The phenomenon of conversion polymorphism in bismuth-containing perovskites stabilized by high-pressure

Ferroelectric activity is known to be characteristic of complex ABO₃ perovskites that contain lone-pair cations such as Pb²⁺ or Bi³⁺ in A-position. Lattice distortions caused by atomic displacements and/or oxygen octahedral tilting in a particular perovskite composition depend on the relative size of the constituent cations. Magnetic properties can be controlled through manipulation of content and/or ordering of transition metal cations (e.g., Fe³⁺, Mn³⁺) in B-position. In such a way, new perovskite multiferroics can be designed. However, numbers of promising compositions do not form perovskite structure at ambient pressure and exists as a mixture of other phases or as a less compact (non-perovskite) phase. In many cases, the perovskite compositions can be synthesized using high-pressure synthesis and obtained as metastable phase by means of quenching under pressure. These phases then can be studied using the same facilities applicable to the stable phases over wide temperature ranges at ambient pressure.

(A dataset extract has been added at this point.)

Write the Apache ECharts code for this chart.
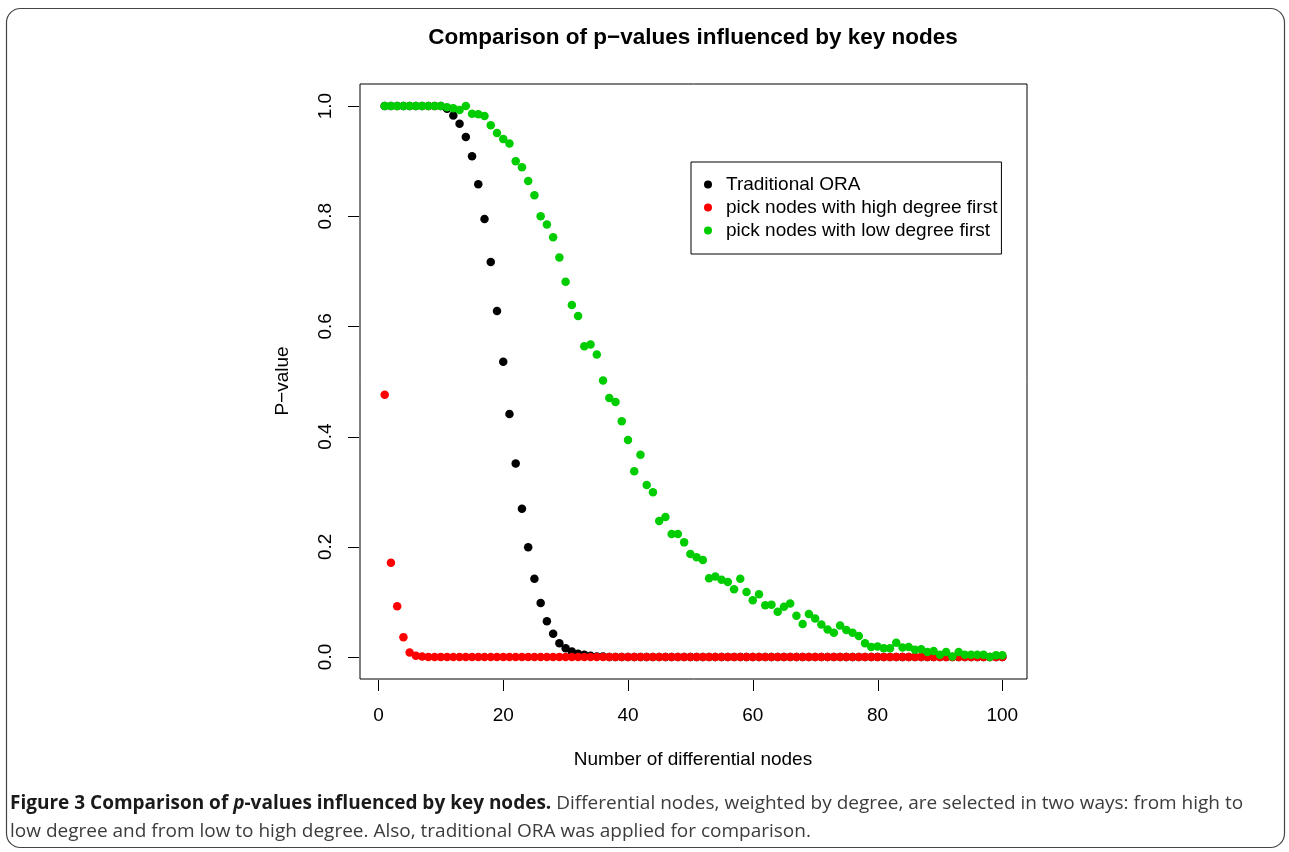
<!DOCTYPE html>
<html lang="en">
<head>
<meta charset="UTF-8">
<title>Comparison of p-values influenced by key nodes</title>
<script src="https://cdn.jsdelivr.net/npm/echarts@6.0.0/dist/echarts.min.js"></script>
<style>
  html, body { margin: 0; padding: 0; background: #fff; }
  #chart { width: 1289px; height: 852px; }
</style>
</head>
<body>
<div id="chart"></div>
<script>
// x = number of differential nodes (1..100)
const nodeCount = Array.from({ length: 100 }, (_, i) => i + 1);

// Traditional ORA
const oraValues = [
  1, 1, 1, 1, 1, 1, 1, 1, 1, 1,
  0.995, 0.983, 0.968, 0.944, 0.909, 0.858, 0.795, 0.717, 0.628, 0.536,
  0.441, 0.351, 0.269, 0.199, 0.142, 0.098, 0.065, 0.042, 0.025, 0.016,
  0.010, 0.006, 0.004, 0.002, 0.001, 0.001, 0, 0, 0, 0,
  0, 0, 0, 0, 0, 0, 0, 0, 0, 0,
  0, 0, 0, 0, 0, 0, 0, 0, 0, 0,
  0, 0, 0, 0, 0, 0, 0, 0, 0, 0,
  0, 0, 0, 0, 0, 0, 0, 0, 0, 0,
  0, 0, 0, 0, 0, 0, 0, 0, 0, 0,
  0, 0, 0, 0, 0, 0, 0, 0, 0, 0
];

// pick nodes with high degree first
const highFirstValues = [
  0.476, 0.171, 0.092, 0.036, 0.008, 0.002, 0.001, 0, 0, 0,
  0, 0, 0, 0, 0, 0, 0, 0, 0, 0,
  0, 0, 0, 0, 0, 0, 0, 0, 0, 0,
  0, 0, 0, 0, 0, 0, 0, 0, 0, 0,
  0, 0, 0, 0, 0, 0, 0, 0, 0, 0,
  0, 0, 0, 0, 0, 0, 0, 0, 0, 0,
  0, 0, 0, 0, 0, 0, 0, 0, 0, 0,
  0, 0, 0, 0, 0, 0, 0, 0, 0, 0,
  0, 0, 0, 0, 0, 0, 0, 0, 0, 0,
  0, 0, 0, 0, 0, 0, 0, 0, 0, 0
];

// pick nodes with low degree first
const lowFirstValues = [
  1, 1, 1, 1, 1, 1, 1, 1, 1, 1,
  0.998, 0.996, 0.993, 1.0, 0.986, 0.985, 0.982, 0.965, 0.951, 0.940,
  0.932, 0.900, 0.889, 0.864, 0.838, 0.800, 0.785, 0.762, 0.725, 0.681,
  0.639, 0.619, 0.564, 0.567, 0.549, 0.502, 0.470, 0.463, 0.428, 0.394,
  0.337, 0.367, 0.312, 0.299, 0.247, 0.254, 0.223, 0.223, 0.208, 0.187,
  0.181, 0.176, 0.143, 0.146, 0.140, 0.136, 0.123, 0.142, 0.118, 0.103,
  0.114, 0.094, 0.095, 0.082, 0.091, 0.097, 0.075, 0.060, 0.078, 0.070,
  0.059, 0.050, 0.044, 0.057, 0.049, 0.044, 0.038, 0.025, 0.018, 0.019,
  0.016, 0.016, 0.026, 0.017, 0.018, 0.013, 0.014, 0.009, 0.011, 0.004,
  0.009, 0.001, 0.009, 0.004, 0.004, 0.004, 0.004, 0.000, 0.003, 0.003
];

const xTicks = [0, 20, 40, 60, 80, 100];
const yTicks = [0, 0.2, 0.4, 0.6, 0.8, 1.0];
const seriesNames = ['Traditional ORA', 'pick nodes with high degree first', 'pick nodes with low degree first'];

const FONT = 'Liberation Sans, Arial, Helvetica, sans-serif';
const X_RANGE = [-2.96, 103.96];   // R's 4% padding around 1..100
const Y_RANGE = [-0.04, 1.04];     // and around 0..1

function pairs(vals) {
  return vals.map((v, i) => [nodeCount[i], v]);
}

// one tick mark as a line shape, from a pixel point on the box edge
function tickShape(p, isX) {
  if (isX) {
    const c = Math.round(p[0]) + 0.5;
    return { x1: c, y1: p[1] + 1, x2: c, y2: p[1] + 12 };
  }
  const c = Math.round(p[1]) + 0.5;
  return { x1: p[0] - 1, y1: c, x2: p[0] - 12, y2: c };
}

// R style ticks drawn by a custom series (full x/y data so nothing is dropped)
function tickSeries(values, isX) {
  return {
    type: 'custom',
    silent: true,
    clip: false,
    z: 5,
    data: values.map(v => isX ? [v, Y_RANGE[0]] : [X_RANGE[0], v]),
    renderItem: function (params, api) {
      const p = api.coord([api.value(0), api.value(1)]);
      return { type: 'line', shape: tickShape(p, isX), style: { stroke: '#000', lineWidth: 1 } };
    }
  };
}

const chart = echarts.init(document.getElementById('chart'), null, { renderer: 'canvas' });

const option = {
  animation: false,
  backgroundColor: '#ffffff',
  grid: {
    left: 360, top: 84, width: 667, height: 595,
    show: true, borderColor: '#000', borderWidth: 1,
    outerBoundsMode: 'none'
  },
  xAxis: {
    type: 'value', min: X_RANGE[0], max: X_RANGE[1],
    axisLine: { show: false, onZero: false },
    splitLine: { show: false },
    axisTick: { show: false },
    axisLabel: { customValues: xTicks, margin: 27, fontSize: 19, color: '#000', fontFamily: FONT }
  },
  yAxis: {
    type: 'value', min: Y_RANGE[0], max: Y_RANGE[1],
    axisLine: { show: false, onZero: false },
    splitLine: { show: false },
    axisTick: { show: false },
    axisLabel: {
      customValues: yTicks, margin: 25, rotate: 90, fontSize: 19, color: '#000', fontFamily: FONT,
      formatter: v => v.toFixed(1)
    }
  },
  legend: {
    data: seriesNames,
    orient: 'vertical',
    left: 691, top: 162,
    padding: [13, 4, 14, 13],
    itemGap: 4,
    itemWidth: 26, itemHeight: 8,
    icon: 'circle',
    borderColor: '#000', borderWidth: 1,
    textStyle: { fontSize: 19, color: '#000', fontFamily: FONT }
  },
  series: [
    { name: seriesNames[0], type: 'scatter', symbolSize: 8.5, itemStyle: { color: '#000000', opacity: 1 }, data: pairs(oraValues), z: 2 },
    { name: seriesNames[1], type: 'scatter', symbolSize: 8.5, itemStyle: { color: '#ff0000', opacity: 1 }, data: pairs(highFirstValues), z: 3 },
    { name: seriesNames[2], type: 'scatter', symbolSize: 8.5, itemStyle: { color: '#00cd00', opacity: 1 }, data: pairs(lowFirstValues), z: 4 },
    tickSeries(xTicks, true),
    tickSeries(yTicks, false)
  ],
  graphic: [
    {
      id: 'frame', type: 'rect', z: -1,
      shape: { x: 6.5, y: 8.5, width: 1278, height: 839, r: 14 },
      style: { fill: 'none', stroke: '#444', lineWidth: 1.2 }
    },
    {
      id: 'title', type: 'text', x: 693, y: 38,
      style: { text: 'Comparison of p\u2212values influenced by key nodes', font: 'bold 22.5px ' + FONT, fill: '#000', textAlign: 'center', textVerticalAlign: 'middle' }
    },
    {
      id: 'xname', type: 'text', x: 693, y: 760,
      style: { text: 'Number of differential nodes', font: '19px ' + FONT, fill: '#000', textAlign: 'center', textVerticalAlign: 'middle' }
    },
    {
      id: 'yname', type: 'text', x: 283, y: 381, rotation: Math.PI / 2,
      style: { text: 'P\u2212value', font: '19px ' + FONT, fill: '#000', textAlign: 'center', textVerticalAlign: 'middle' }
    },
    {
      id: 'cap1', type: 'text', x: 10, y: 804,
      style: {
        text: '{b|Figure 3 Comparison of }{bi|p}{b|-values influenced by key nodes.}{r| Differential nodes, weighted by degree, are selected in two ways: from high to}',
        textVerticalAlign: 'middle',
        rich: {
          b: { font: 'bold 19px Open Sans', fill: '#1a1a1a' },
          bi: { font: 'italic bold 19px Open Sans', fill: '#1a1a1a' },
          r: { font: '19px Open Sans', fill: '#3c3c3c' }
        }
      }
    },
    {
      id: 'cap2', type: 'text', x: 10, y: 832,
      style: {
        text: 'low degree and from low to high degree. Also, traditional ORA was applied for comparison.',
        font: '19px Open Sans', fill: '#3c3c3c', textVerticalAlign: 'middle'
      }
    }
  ]
};

chart.setOption(option);

// second route for the same ticks: graphic lines placed through the series' scales
try {
  const ticks = [];
  xTicks.forEach((v, i) => {
    const p = chart.convertToPixel({ seriesIndex: 0 }, [v, Y_RANGE[0]]);
    if (p && isFinite(p[0]) && isFinite(p[1])) {
      ticks.push({ id: 'xt' + i, type: 'line', z: 10, shape: tickShape(p, true), style: { stroke: '#000', lineWidth: 1 } });
    }
  });
  yTicks.forEach((v, i) => {
    const p = chart.convertToPixel({ seriesIndex: 0 }, [X_RANGE[0], v]);
    if (p && isFinite(p[0]) && isFinite(p[1])) {
      ticks.push({ id: 'yt' + i, type: 'line', z: 10, shape: tickShape(p, false), style: { stroke: '#000', lineWidth: 1 } });
    }
  });
  if (ticks.length) chart.setOption({ graphic: ticks });
} catch (e) {
  console.error(e);
}
</script>
</body>
</html>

A phenomenon of annealing-stimulated irreversible transformations of the high-pressure stabilized phases (conversion polymorphism) [1] has recently been revealed. The same compound can be obtained in different polymorphs, providing a unique opportunity to explore structure-properties relationship. It was shown that the pattern of the phase diagram of the high-pressure prepared complex perovskite compositions, which demonstrates the effect of conversion polymorphism, depends on the maximum annealing temperature. This feature can be used to design new materials with morphotropic phase boundary since by means of controlled annealing, materials with different combinations of the perovskite phases can be obtained.

Here we report on reversible and irreversible transformations between metastable perovskite phases of the Bi-containing solid solutions BiFeO₃-BiScO₃ and BiMg_0.5Ti_0.5O₃-BiZn_0.5Ti_0.5O₃ below their decomposition temperature. New perovskite polymorphs with interesting combinations of ferroic orders are compared and discussed.

[1] D.D. Khalyavin, et al., Chem. Commun. 2019, 55, 4683-4686.